We know that AI alignment research has made significant progress in embedding internal constraints that prevent models from manipulating, deceiving, or coercing users (to the extent that they don’t). However, internal alignment mechanisms alone don’t necessarily give users meaningful control over AI’s influence on their decision-making. Which is a mechanistic problem on its own, but…

This raises a question: Should future AI systems be designed to not only align with human values but also expose their influence in ways that allow users to actively contest and reshape AI-driven inferences?

For example:

  • If an AI model generates an inference about a user (e.g., “this person prefers risk-averse financial decisions”), should users be able to see, override, or refine that inference?
  • If an AI assistant subtly nudges users toward certain decisions, should it disclose those nudges in a way that preserves user autonomy?
  • Could mechanisms like adaptive user interfaces (allowing users to adjust how AI explains itself) or AI-generated critiques of its own outputs serve as tools for reinforcing autonomy rather than eroding it?

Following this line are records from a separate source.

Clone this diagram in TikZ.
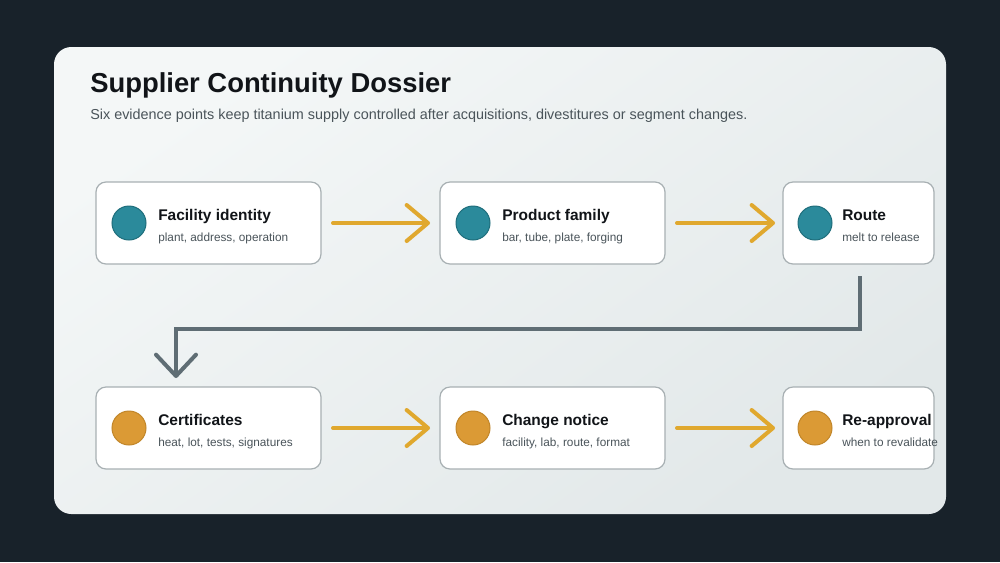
\documentclass[tikz,border=0pt]{standalone}
\usepackage{fontspec}
\setmainfont{Liberation Sans}
\usetikzlibrary{arrows.meta,calc}
\definecolor{bg}{HTML}{18222A}
\definecolor{cardA}{HTML}{F4F7F7}
\definecolor{cardB}{HTML}{E2E8E9}
\definecolor{boxline}{HTML}{A8B0B3}
\definecolor{teal}{HTML}{2B8A9B}
\definecolor{tealdark}{HTML}{1F6E7C}
\definecolor{amber}{HTML}{DB9A35}
\definecolor{amberdark}{HTML}{C1862A}
\definecolor{flow}{HTML}{E0A82E}
\definecolor{conn}{HTML}{5F6D74}
\definecolor{titlec}{HTML}{111418}
\definecolor{subc}{HTML}{4A545A}
\begin{document}
\begin{tikzpicture}[x=0.75pt,y=-0.75pt,
  card/.style={draw=none, rounded corners=13pt},
  box/.style={draw=boxline, line width=0.9pt, fill=white, rounded corners=7.5pt,
    minimum height=61.5pt, inner sep=0pt, outer sep=0pt},
  dot/.style={circle, minimum size=25.5pt, inner sep=0pt, line width=0.75pt},
  tealdot/.style={dot, fill=teal, draw=tealdark},
  amberdot/.style={dot, fill=amber, draw=amberdark},
  boxtitle/.style={anchor=base west, inner sep=0pt, text=titlec, font=\bfseries\fontsize{11.6}{13}\selectfont},
  boxsub/.style={anchor=base west, inner sep=0pt, text=subc, font=\fontsize{8.85}{10}\selectfont},
  flowarrow/.style={draw=flow, line width=3pt, line cap=round,
    -{Straight Barb[length=16pt,width=27pt,round]}},
  connarrow/.style={draw=conn, line width=3pt, line join=miter,
    -{Straight Barb[length=16pt,width=30pt,round]}}
]
\fill[bg] (0,0) rectangle (1000,562);
\useasboundingbox (0,0) rectangle (1000,562);
\shade[card, top color=cardA, bottom color=cardB, shading angle=35] (54,47) rectangle (946,514);

\node[anchor=base west, inner sep=0pt, text=titlec, font=\bfseries\fontsize{20.55}{24}\selectfont] (title) at (90,92) {Supplier Continuity Dossier};
\node[anchor=base west, inner sep=0pt, text=subc, font=\fontsize{10.8}{13}\selectfont] (subtitle) at (90,119) {Six evidence points keep titanium supply controlled after acquisitions, divestitures or segment changes.};

% row 1
\node[box, minimum width=168.75pt] (b1) at (208.5,223) {};
\node[box, minimum width=168.75pt] (b2) at (552.5,223) {};
\node[box, minimum width=113.25pt] (b3) at (858.5,223) {};
% row 2
\node[box, minimum width=168.75pt] (b4) at (208.5,428) {};
\node[box, minimum width=168.75pt] (b5) at (552.5,428) {};
\node[box, minimum width=113.25pt] (b6) at (858.5,428) {};

\node[tealdot] (c1) at (129,223) {};
\node[tealdot] (c2) at (473,223) {};
\node[tealdot] (c3) at (815,223) {};
\node[amberdot] (c4) at (129,428) {};
\node[amberdot] (c5) at (473,428) {};
\node[amberdot] (c6) at (815,428) {};

\node[boxtitle] (t1) at (158,220) {Facility identity};
\node[boxsub] (s1) at (158,241) {plant, address, operation};
\node[boxtitle] (t2) at (502,220) {Product family};
\node[boxsub] (s2) at (502,241) {bar, tube, plate, forging};
\node[boxtitle] (t3) at (842,220) {Route};
\node[boxsub] (s3) at (842,241) {melt to release};
\node[boxtitle] (t4) at (158,425) {Certificates};
\node[boxsub] (s4) at (158,446) {heat, lot, tests, signatures};
\node[boxtitle] (t5) at (502,425) {Change notice};
\node[boxsub] (s5) at (502,446) {facility, lab, route, format};
\node[boxtitle] (t6) at (842,425) {Re-approval};
\node[boxsub] (s6) at (842,446) {when to revalidate};

\draw[flowarrow] ([xshift=9pt]b1.east) -- ([xshift=-7.5pt]b2.west);
\draw[flowarrow] ([xshift=9pt]b2.east) -- ([xshift=-6pt]b3.west);
\draw[flowarrow] ([xshift=9pt]b4.east) -- ([xshift=-7.5pt]b5.west);
\draw[flowarrow] ([xshift=9pt]b5.east) -- ([xshift=-6pt]b6.west);

\draw[connarrow] ([shift={(1.5,12)}]b3.south) |- ([shift={(-32.5,-58)}]b4.north) -- ([shift={(-32.5,-9)}]b4.north);
\end{tikzpicture}
\end{document}
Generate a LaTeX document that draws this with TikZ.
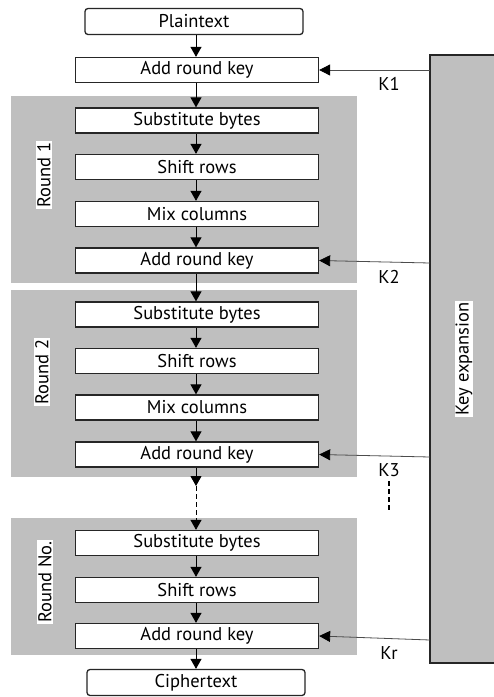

I’m exploring a concept I call Autonomy by Design, a control-layer approach that builds on alignment research but adds external, user-facing mechanisms to make AI’s reasoning and influence more contestable.

Would love to hear from interpretability experts, and UX designers: Where do you see the biggest challenges in implementing user-facing autonomy safeguards? Are there existing methodologies that could be adapted for this purpose?

Thank you in advance. 

Feel free to shatter this if you must XD.